Actually, within Lutheranism, succession as in the bishopric laying on of hands does continue. And in some cases, just as has happened in the Catholic Church in the past, there has been presbyter laying on of hands. But in either case Apostolic Succession is more about teaching than hands, and we are solidly in line with the apostles. :thumbsup:

Not according to the Church Fathers. Sorry–not according to the Church Fathers of the Catholic Church–that is, the guys who actually succeeded the Apostles. (…I don’t know–nor do I care–about the ‘church fathers’ who succeeded Martin Luther).

What you’re talking about–or referring to–is spreading of the Gospel–not ‘Apostolic Succession’–but every protestant sect thinks they have it figured out ‘how the Apostles did it’–while they refuse to honor how the Apostles actually did it.

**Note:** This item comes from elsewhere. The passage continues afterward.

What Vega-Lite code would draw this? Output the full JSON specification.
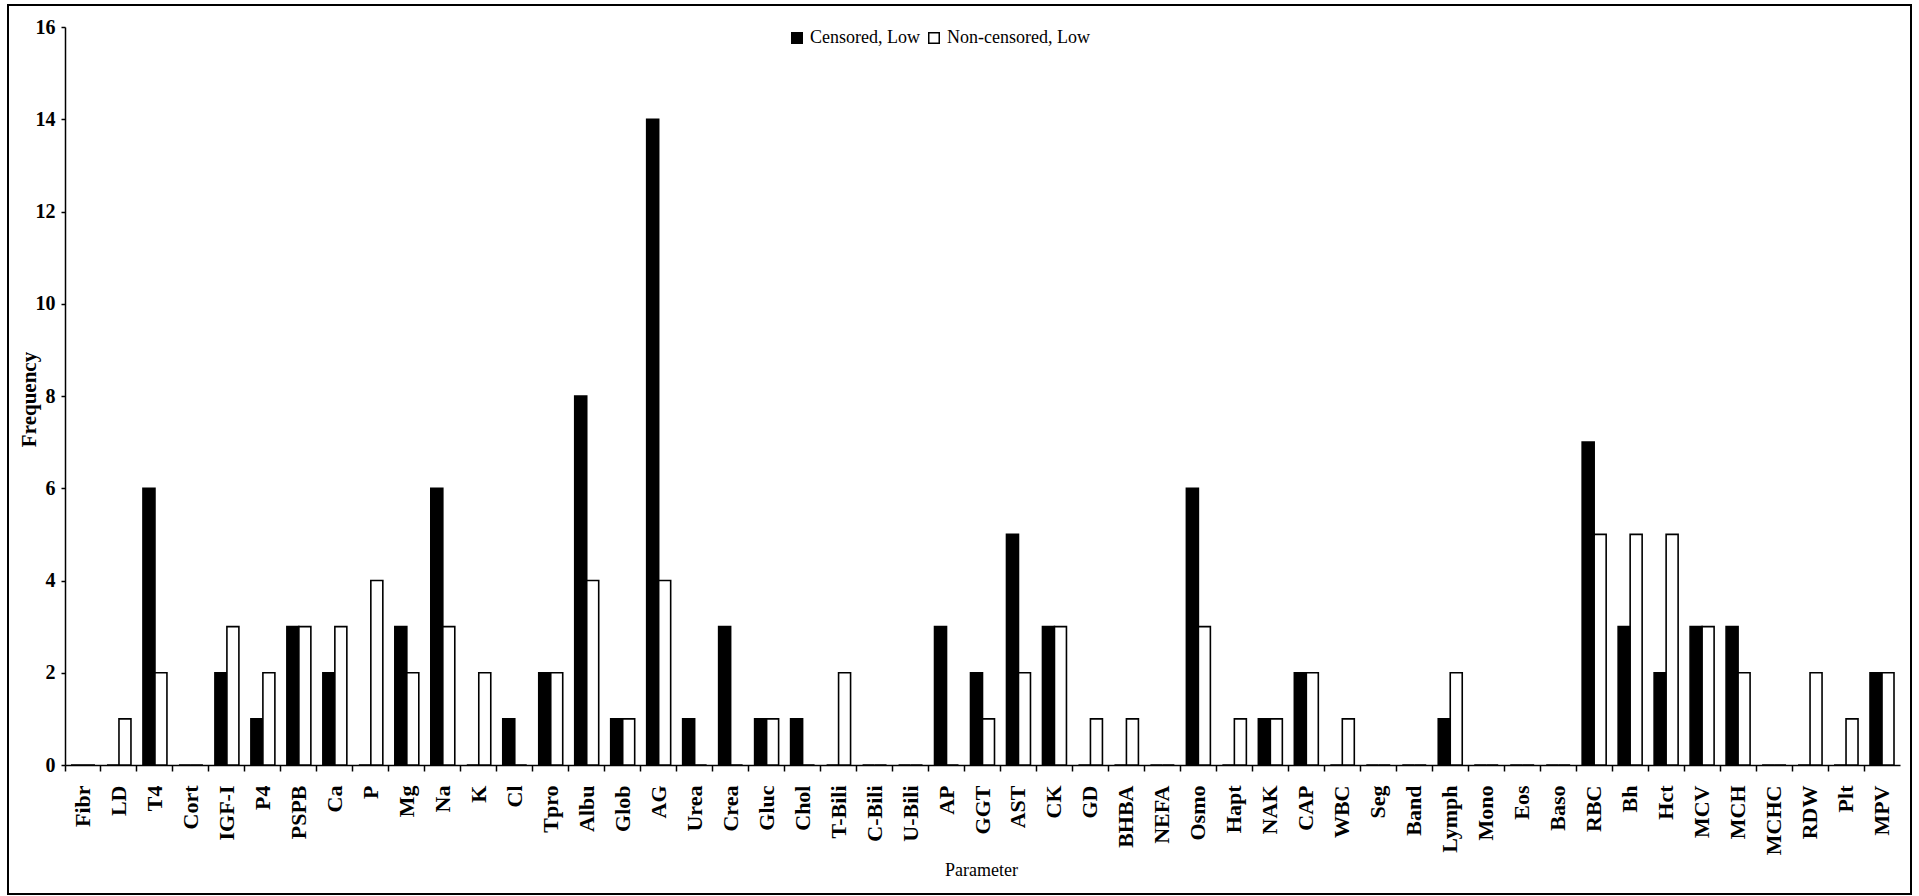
{
  "$schema": "https://vega.github.io/schema/vega-lite/v6.json",
  "width": 1903,
  "height": 889,
  "autosize": {"type": "none"},
  "padding": {"left": 8, "top": 5, "right": 8, "bottom": 2},
  "background": "white",
  "datasets": {
    "freq": [
      {"parameter": "Fibr", "series": "Censored, Low", "frequency": 0},
      {"parameter": "Fibr", "series": "Non-censored, Low", "frequency": 0},
      {"parameter": "LD", "series": "Censored, Low", "frequency": 0},
      {"parameter": "LD", "series": "Non-censored, Low", "frequency": 1},
      {"parameter": "T4", "series": "Censored, Low", "frequency": 6},
      {"parameter": "T4", "series": "Non-censored, Low", "frequency": 2},
      {"parameter": "Cort", "series": "Censored, Low", "frequency": 0},
      {"parameter": "Cort", "series": "Non-censored, Low", "frequency": 0},
      {"parameter": "IGF-I", "series": "Censored, Low", "frequency": 2},
      {"parameter": "IGF-I", "series": "Non-censored, Low", "frequency": 3},
      {"parameter": "P4", "series": "Censored, Low", "frequency": 1},
      {"parameter": "P4", "series": "Non-censored, Low", "frequency": 2},
      {"parameter": "PSPB", "series": "Censored, Low", "frequency": 3},
      {"parameter": "PSPB", "series": "Non-censored, Low", "frequency": 3},
      {"parameter": "Ca", "series": "Censored, Low", "frequency": 2},
      {"parameter": "Ca", "series": "Non-censored, Low", "frequency": 3},
      {"parameter": "P", "series": "Censored, Low", "frequency": 0},
      {"parameter": "P", "series": "Non-censored, Low", "frequency": 4},
      {"parameter": "Mg", "series": "Censored, Low", "frequency": 3},
      {"parameter": "Mg", "series": "Non-censored, Low", "frequency": 2},
      {"parameter": "Na", "series": "Censored, Low", "frequency": 6},
      {"parameter": "Na", "series": "Non-censored, Low", "frequency": 3},
      {"parameter": "K", "series": "Censored, Low", "frequency": 0},
      {"parameter": "K", "series": "Non-censored, Low", "frequency": 2},
      {"parameter": "Cl", "series": "Censored, Low", "frequency": 1},
      {"parameter": "Cl", "series": "Non-censored, Low", "frequency": 0},
      {"parameter": "Tpro", "series": "Censored, Low", "frequency": 2},
      {"parameter": "Tpro", "series": "Non-censored, Low", "frequency": 2},
      {"parameter": "Albu", "series": "Censored, Low", "frequency": 8},
      {"parameter": "Albu", "series": "Non-censored, Low", "frequency": 4},
      {"parameter": "Glob", "series": "Censored, Low", "frequency": 1},
      {"parameter": "Glob", "series": "Non-censored, Low", "frequency": 1},
      {"parameter": "AG", "series": "Censored, Low", "frequency": 14},
      {"parameter": "AG", "series": "Non-censored, Low", "frequency": 4},
      {"parameter": "Urea", "series": "Censored, Low", "frequency": 1},
      {"parameter": "Urea", "series": "Non-censored, Low", "frequency": 0},
      {"parameter": "Crea", "series": "Censored, Low", "frequency": 3},
      {"parameter": "Crea", "series": "Non-censored, Low", "frequency": 0},
      {"parameter": "Gluc", "series": "Censored, Low", "frequency": 1},
      {"parameter": "Gluc", "series": "Non-censored, Low", "frequency": 1},
      {"parameter": "Chol", "series": "Censored, Low", "frequency": 1},
      {"parameter": "Chol", "series": "Non-censored, Low", "frequency": 0},
      {"parameter": "T-Bili", "series": "Censored, Low", "frequency": 0},
      {"parameter": "T-Bili", "series": "Non-censored, Low", "frequency": 2},
      {"parameter": "C-Bili", "series": "Censored, Low", "frequency": 0},
      {"parameter": "C-Bili", "series": "Non-censored, Low", "frequency": 0},
      {"parameter": "U-Bili", "series": "Censored, Low", "frequency": 0},
      {"parameter": "U-Bili", "series": "Non-censored, Low", "frequency": 0},
      {"parameter": "AP", "series": "Censored, Low", "frequency": 3},
      {"parameter": "AP", "series": "Non-censored, Low", "frequency": 0},
      {"parameter": "GGT", "series": "Censored, Low", "frequency": 2},
      {"parameter": "GGT", "series": "Non-censored, Low", "frequency": 1},
      {"parameter": "AST", "series": "Censored, Low", "frequency": 5},
      {"parameter": "AST", "series": "Non-censored, Low", "frequency": 2},
      {"parameter": "CK", "series": "Censored, Low", "frequency": 3},
      {"parameter": "CK", "series": "Non-censored, Low", "frequency": 3},
      {"parameter": "GD", "series": "Censored, Low", "frequency": 0},
      {"parameter": "GD", "series": "Non-censored, Low", "frequency": 1},
      {"parameter": "BHBA", "series": "Censored, Low", "frequency": 0},
      {"parameter": "BHBA", "series": "Non-censored, Low", "frequency": 1},
      {"parameter": "NEFA", "series": "Censored, Low", "frequency": 0},
      {"parameter": "NEFA", "series": "Non-censored, Low", "frequency": 0},
      {"parameter": "Osmo", "series": "Censored, Low", "frequency": 6},
      {"parameter": "Osmo", "series": "Non-censored, Low", "frequency": 3},
      {"parameter": "Hapt", "series": "Censored, Low", "frequency": 0},
      {"parameter": "Hapt", "series": "Non-censored, Low", "frequency": 1},
      {"parameter": "NAK", "series": "Censored, Low", "frequency": 1},
      {"parameter": "NAK", "series": "Non-censored, Low", "frequency": 1},
      {"parameter": "CAP", "series": "Censored, Low", "frequency": 2},
      {"parameter": "CAP", "series": "Non-censored, Low", "frequency": 2},
      {"parameter": "WBC", "series": "Censored, Low", "frequency": 0},
      {"parameter": "WBC", "series": "Non-censored, Low", "frequency": 1},
      {"parameter": "Seg", "series": "Censored, Low", "frequency": 0},
      {"parameter": "Seg", "series": "Non-censored, Low", "frequency": 0},
      {"parameter": "Band", "series": "Censored, Low", "frequency": 0},
      {"parameter": "Band", "series": "Non-censored, Low", "frequency": 0},
      {"parameter": "Lymph", "series": "Censored, Low", "frequency": 1},
      {"parameter": "Lymph", "series": "Non-censored, Low", "frequency": 2},
      {"parameter": "Mono", "series": "Censored, Low", "frequency": 0},
      {"parameter": "Mono", "series": "Non-censored, Low", "frequency": 0},
      {"parameter": "Eos", "series": "Censored, Low", "frequency": 0},
      {"parameter": "Eos", "series": "Non-censored, Low", "frequency": 0},
      {"parameter": "Baso", "series": "Censored, Low", "frequency": 0},
      {"parameter": "Baso", "series": "Non-censored, Low", "frequency": 0},
      {"parameter": "RBC", "series": "Censored, Low", "frequency": 7},
      {"parameter": "RBC", "series": "Non-censored, Low", "frequency": 5},
      {"parameter": "Bh", "series": "Censored, Low", "frequency": 3},
      {"parameter": "Bh", "series": "Non-censored, Low", "frequency": 5},
      {"parameter": "Hct", "series": "Censored, Low", "frequency": 2},
      {"parameter": "Hct", "series": "Non-censored, Low", "frequency": 5},
      {"parameter": "MCV", "series": "Censored, Low", "frequency": 3},
      {"parameter": "MCV", "series": "Non-censored, Low", "frequency": 3},
      {"parameter": "MCH", "series": "Censored, Low", "frequency": 3},
      {"parameter": "MCH", "series": "Non-censored, Low", "frequency": 2},
      {"parameter": "MCHC", "series": "Censored, Low", "frequency": 0},
      {"parameter": "MCHC", "series": "Non-censored, Low", "frequency": 0},
      {"parameter": "RDW", "series": "Censored, Low", "frequency": 0},
      {"parameter": "RDW", "series": "Non-censored, Low", "frequency": 2},
      {"parameter": "Plt", "series": "Censored, Low", "frequency": 0},
      {"parameter": "Plt", "series": "Non-censored, Low", "frequency": 1},
      {"parameter": "MPV", "series": "Censored, Low", "frequency": 2},
      {"parameter": "MPV", "series": "Non-censored, Low", "frequency": 2}
    ]
  },
  "data": {"name": "freq"},
  "mark": {"type": "bar", "stroke": "black", "strokeWidth": 1.6},
  "encoding": {
    "x": {
      "field": "parameter",
      "type": "nominal",
      "sort": null,
      "scale": {"range": [57, 1892], "paddingInner": 0, "paddingOuter": 0},
      "axis": {
        "title": "Parameter",
        "offset": -129,
        "bandPosition": 0,
        "labelAngle": -90,
        "labelAlign": "right",
        "labelBaseline": "middle",
        "labelFont": "Liberation Serif",
        "labelFontWeight": "bold",
        "labelFontSize": 22,
        "labelColor": "black",
        "labelPadding": 14,
        "labelOverlap": false,
        "labelLimit": 200,
        "tickSize": 6,
        "tickColor": "black",
        "tickWidth": 1.5,
        "domainColor": "black",
        "domainWidth": 1.5,
        "titleFont": "Liberation Serif",
        "titleFontSize": 18,
        "titleFontWeight": "normal",
        "titleColor": "black",
        "titleX": 973,
        "titleY": 105,
        "titleBaseline": "middle"
      }
    },
    "xOffset": {
      "field": "series",
      "type": "nominal",
      "sort": ["Censored, Low", "Non-censored, Low"],
      "scale": {"paddingInner": 0, "paddingOuter": 0.5}
    },
    "y": {
      "field": "frequency",
      "type": "quantitative",
      "scale": {"domain": [0, 16], "range": [760, 22], "nice": false, "zero": true},
      "axis": {
        "title": "Frequency",
        "offset": -57,
        "values": [0, 2, 4, 6, 8, 10, 12, 14, 16],
        "grid": false,
        "tickSize": 4,
        "tickColor": "black",
        "tickWidth": 1.5,
        "domainColor": "black",
        "domainWidth": 1.5,
        "labelFont": "Liberation Serif",
        "labelFontWeight": "bold",
        "labelFontSize": 20,
        "labelColor": "black",
        "labelPadding": 6,
        "titleFont": "Liberation Serif",
        "titleFontSize": 21,
        "titleFontWeight": "bold",
        "titleColor": "black",
        "titleAngle": -90,
        "titleX": -36,
        "titleY": 394,
        "titleBaseline": "middle",
        "titleAlign": "center"
      }
    },
    "fill": {
      "field": "series",
      "type": "nominal",
      "scale": {"domain": ["Censored, Low", "Non-censored, Low"], "range": ["black", "white"]},
      "legend": {
        "title": null,
        "orient": "none",
        "legendX": 780,
        "legendY": 24,
        "direction": "horizontal",
        "symbolType": "square",
        "symbolSize": 110,
        "symbolStrokeColor": "black",
        "symbolStrokeWidth": 1.5,
        "labelFont": "Liberation Serif",
        "labelFontSize": 18,
        "labelColor": "black",
        "labelOffset": 4,
        "columnPadding": 5,
        "padding": 0
      }
    }
  },
  "config": {
    "font": "Liberation Serif",
    "view": {"stroke": "black", "strokeWidth": 2}
  }
}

Just patently absurd. :rolleyes:

Unless you can find a Lutheran who is at least catechized moderately well who would claim such tomfoolery, the charge is polemical nonsense.

Jon

=Goya;11721610]
Not according to the Church Fathers. Sorry–not according to the Church Fathers of the Catholic Church–that is, the guys who actually succeeded the Apostles. (…I don’t know–nor do I care–about the ‘church fathers’ who succeeded Martin Luther).

Understood.

Nor would I expect you to.

What you’re talking about–or referring to–is spreading of the Gospel–not ‘Apostolic Succession’–but every protestant sect thinks they have it figured out ‘how the Apostles did it’–while they refuse to honor how the Apostles actually did it.

What I’m talking about is apostolic teaching. As for succession, our confessions are clear in their support in it. And since this is about ecumenism, the Ecumenical dialogue between Catholic leaders and Lutheran leaders in America have some strong convergence on the topic.

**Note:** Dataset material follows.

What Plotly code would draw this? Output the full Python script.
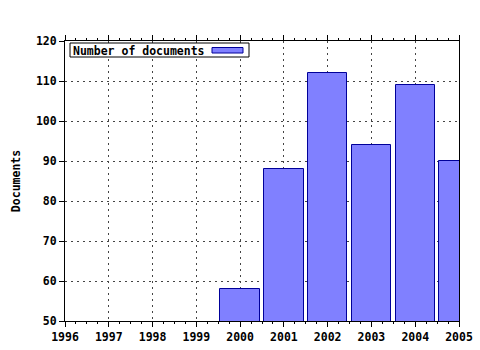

nccbuscc.org/seia/koinonia.shtml

Jon

:smiley:

Seriously, though, many of our fellow Catholics really do speak of Martin Luther as if he is infallible in the eyes of Lutherans. (I wonder how the world would be different if we each decided not to speak about things we are completely ignorant of? :hmmm:)

Why would I need to find a Lutheran to claim such ‘tom-foolery’? It is what it is–Martin Luther founded Lutheranism. That Lutherans would never acknowledge it, is about as persuasive as Scientologists (what ever they call themselves) denynig that they are members of a cult.